Where I slightly disagree with respect to this legislation—and where I disagree somewhat with Senator Whish-Wilson, for whom I have a lot of respect for on this issue—is prohibiting it as a rule. I do not think that is the right way to go. But I think we should be very aware of ensuring it is not part of how we engage in our own trade negotiations.

Those in the chamber who follow this stuff closely—and a lot of people follow this stuff a lot closer than I do—can tell you about where things are at with the Trans-Pacific Partnership and whether there will be ISDS provisions within that. I congratulate the former Howard government on taking out the ISDS provisions when they initially negotiated the free trade agreement with the US. I understand there is a lot of pressure from many corporations that it be included in future agreements. Those are not just domestic corporations; I think it is the big American companies that have been very outspoken in their support of including the ISDS provisions. The American government and the American congress itself have been quite supportive. The reason is that they have never been at the other end of it. The American system has never really been at the other end of losing one of these big disputes. Once that happens, and I think it is inevitable that it will happen, the tide will start to turn.

We need to look at what is in the Australian interest and what is in our own interest here. To highlight the concern, I want to use the most recent free trade agreement with South Korea as an example. Again, as a point of principle, a free trade agreement with South Korea is a good thing. Is it going to massively change the Australian economy? No. There are larger trade deals; there are smaller trade deals. But it is something that should be welcomed. The inclusion of the ISDS provisions is, I think, unfortunate.

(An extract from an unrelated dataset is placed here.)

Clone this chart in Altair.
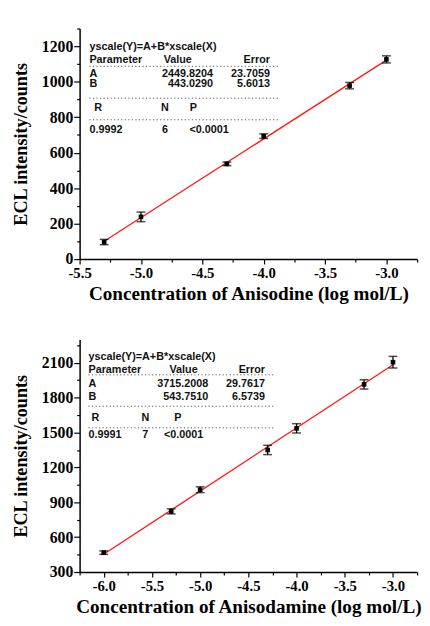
import altair as alt
import pandas as pd
import numpy as np

# ---------------- data ----------------
x_anisodine = [-5.3, -5.0, -4.3, -4.0, -3.3, -3.0]
y_anisodine = [96, 238, 537, 693, 978, 1126]
err_anisodine = [15, 27, 10, 13, 18, 20]

x_anisodamine = [-6.0, -5.3, -5.0, -4.3, -4.0, -3.3, -3.0]
y_anisodamine = [467, 822, 1008, 1350, 1536, 1914, 2105]
err_anisodamine = [15, 22, 25, 40, 40, 40, 50]

table1 = {"A": ["2449.8204", "23.7059"], "B": ["443.0290", "5.6013"],
          "R": "0.9992", "N": "6", "P": "<0.0001"}
table2 = {"A": ["3715.2008", "29.7617"], "B": ["543.7510", "6.5739"],
          "R": "0.9991", "N": "7", "P": "<0.0001"}

SERIF = "Liberation Serif"
SANS = "Liberation Sans"
W = 344


def make_panel(xs, ys, es, xdom, ydom, ymajor, yminor, xtitle, tab, lay, h):
    df = pd.DataFrame({"x": xs, "y": ys,
                       "lo": [v - e for v, e in zip(ys, es)],
                       "hi": [v + e for v, e in zip(ys, es)]})
    xvals = [round(v, 2) for v in np.arange(xdom[0], xdom[1] + 0.001, 0.25)]
    yvals = list(range(ydom[0], ydom[1] + 1, yminor))
    xs_ = alt.Scale(domain=xdom, nice=False, zero=False)
    ys_ = alt.Scale(domain=ydom, nice=False, zero=False)
    xmaj = "abs(datum.value*2 - round(datum.value*2)) < 0.01"
    ymaj = f"datum.value % {ymajor} == 0"
    xaxis = alt.Axis(
        values=xvals, grid=False, title=xtitle,
        labelExpr=f"{xmaj} ? replace(format(datum.value, '.1f'), '\u2212', '-') : ''",
        tickSize={"condition": {"test": xmaj, "value": 5}, "value": 3},
        labelFont=SERIF, labelFontWeight="bold", labelFontSize=15, labelColor="black",
        titleFont=SERIF, titleFontWeight="bold", titleFontSize=19.5, titleColor="black",
        domainColor="black", domainWidth=1.5, tickColor="black", tickWidth=1.2,
        labelPadding=2, titlePadding=4, labelFlush=False, labelOverlap=False)
    yaxis = alt.Axis(
        values=yvals, grid=False, title="ECL intensity/counts",
        labelExpr=f"{ymaj} ? format(datum.value, 'd') : ''",
        tickSize={"condition": {"test": ymaj, "value": 6}, "value": 3},
        labelFont=SERIF, labelFontWeight="bold", labelFontSize=16, labelColor="black",
        titleFont=SERIF, titleFontWeight="bold", titleFontSize=18.5, titleColor="black",
        domainColor="black", domainWidth=1.5, tickColor="black", tickWidth=1.2,
        labelPadding=1, titlePadding=11, labelFlush=False, labelOverlap=False)

    X = lambda f: alt.X(f, scale=xs_, axis=xaxis)
    Y = lambda f: alt.Y(f, scale=ys_, axis=yaxis)

    base = alt.Chart(df)
    line = base.transform_regression("x", "y").mark_line(color="#ff1a1a", strokeWidth=1.4).encode(
        x=X("x:Q"), y=Y("y:Q"))
    bars = base.mark_rule(color="black", strokeWidth=1.3).encode(
        x=X("x:Q"), y=Y("lo:Q"), y2="hi:Q")
    cap_lo = base.mark_tick(color="black", thickness=1.5, size=9, orient="horizontal").encode(
        x=X("x:Q"), y=Y("lo:Q"))
    cap_hi = base.mark_tick(color="black", thickness=1.5, size=9, orient="horizontal").encode(
        x=X("x:Q"), y=Y("hi:Q"))
    pts = base.mark_square(color="black", size=22, opacity=1).encode(
        x=X("x:Q"), y=Y("y:Q"))

    # inset fit table (pixel layout relative to plot area)
    L = lay
    left_txt = pd.DataFrame({
        "t": ["yscale(Y)=A+B*xscale(X)", "Parameter", "A", "B", tab["R"], tab["P"]],
        "px": [L["x0"], L["x0"], L["x0"], L["x0"], L["x0"], L["pl"]],
        "py": [L["y"][0], L["y"][1], L["y"][2], L["y"][3], L["y"][5], L["y"][5]]})
    right_txt = pd.DataFrame({
        "t": [tab["A"][0], tab["B"][0], "Error", tab["A"][1], tab["B"][1]],
        "px": [L["vr"], L["vr"], L["er"], L["er"], L["er"]],
        "py": [L["y"][2], L["y"][3], L["y"][1], L["y"][2], L["y"][3]]})
    center_txt = pd.DataFrame({
        "t": ["Value", "R", "N", "P", tab["N"]],
        "px": [L["vc"], L["rc"], L["nc"], L["pc"], L["nc"]],
        "py": [L["y"][1], L["y"][4], L["y"][4], L["y"][4], L["y"][5]]})
    dots = pd.DataFrame({"x1": [L["x0"]] * 3, "x2": [L["x1"]] * 3, "y": L["dots"]})

    def txt(d, align):
        return alt.Chart(d).mark_text(align=align, baseline="middle", font=SANS,
                                      fontWeight="bold", fontSize=11, color="#111").encode(
            x=alt.X("px:Q", scale=None), y=alt.Y("py:Q", scale=None), text="t:N")

    rules = alt.Chart(dots).mark_rule(color="#555", strokeDash=[1.2, 2.4], strokeWidth=1).encode(
        x=alt.X("x1:Q", scale=None), x2="x2:Q", y=alt.Y("y:Q", scale=None))

    return alt.layer(line, bars, cap_lo, cap_hi, pts, rules,
                     txt(left_txt, "left"), txt(right_txt, "right"), txt(center_txt, "center")
                     ).properties(width=W, height=h)


lay1 = {"x0": 10, "x1": 202, "y": [19, 32, 46, 57, 81, 103], "dots": [38.5, 71, 93],
        "vr": 136, "er": 194, "vc": 100, "rc": 19, "nc": 87, "pc": 116, "pl": 112}
lay2 = {"x0": 9, "x1": 198, "y": [18, 31, 45, 59, 80, 97], "dots": [36, 68, 90],
        "vr": 131, "er": 189, "vc": 106, "rc": 16, "nc": 67, "pc": 100, "pl": 86}

top = make_panel(x_anisodine, y_anisodine, err_anisodine, [-5.5, -2.75], [0, 1300], 200, 100,
                 "Concentration of Anisodine (log mol/L)", table1, lay1, 235)
bottom = make_panel(x_anisodamine, y_anisodamine, err_anisodamine, [-6.25, -2.75], [300, 2300], 300, 150,
                    "Concentration of Anisodamine (log mol/L)", table2, lay2, 237)

chart = alt.vconcat(top, bottom, spacing=34).properties(
    padding={"left": 4, "top": 7, "right": 0, "bottom": 0}, background="white"
).configure_view(stroke=None)

chart.save("out.html", embed_options={"renderer": "svg", "actions": False})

I think it has been made quite clear by the former trade minister at the time, Craig Emerson, and others that it was not something Labor was prepared to negotiate into the agreement. We felt that the agreement would have been better and that the agreement should not have included those ISDS provisions. Unfortunately, the current government had a different view. It passed it with the ISDS. Was that reason enough, as far as we were concerned, to oppose the whole free trade agreement? No. But it is unfortunate. We believe it could have been a better free trade agreement without ISDS. We certainly would have negotiated it so that it would not have been included.

More specifically, though, getting to Senator Whish-Wilson's bill, I think it is unfortunate that a whole chunk of Australian business and the Australian community are not really aware just of the significance of this ISDS debate for Australian society. Senator Di Natale made a reference to the most recent case, regarding tobacco and an obscure provision within a free trade agreement between Australia and Hong Kong that actually goes back to before Hong Kong even returned to being part of China. To be able to use that and latch onto that to make an argument against what I think was a very reasonable policy that was introduced by the Labor Party is concerning, and it should be concerning.

When we are seeing ISDS being used in that way, the international community has a right to be concerned. It should not be part of our free trade agreements. We should be quite outspoken in opposing it when we are looking at the TPP and other trade deals. I note that I am running out of time but I will say that Senator Whish-Wilson should be congratulated for bringing this forward. I do, however, believe there are better ways of tackling the ISDS issue than through this bill. While I will not personally be supporting the bill itself, I certainly support the sentiment that we should all be very, very concerned about ISDS and the risks that arise from it.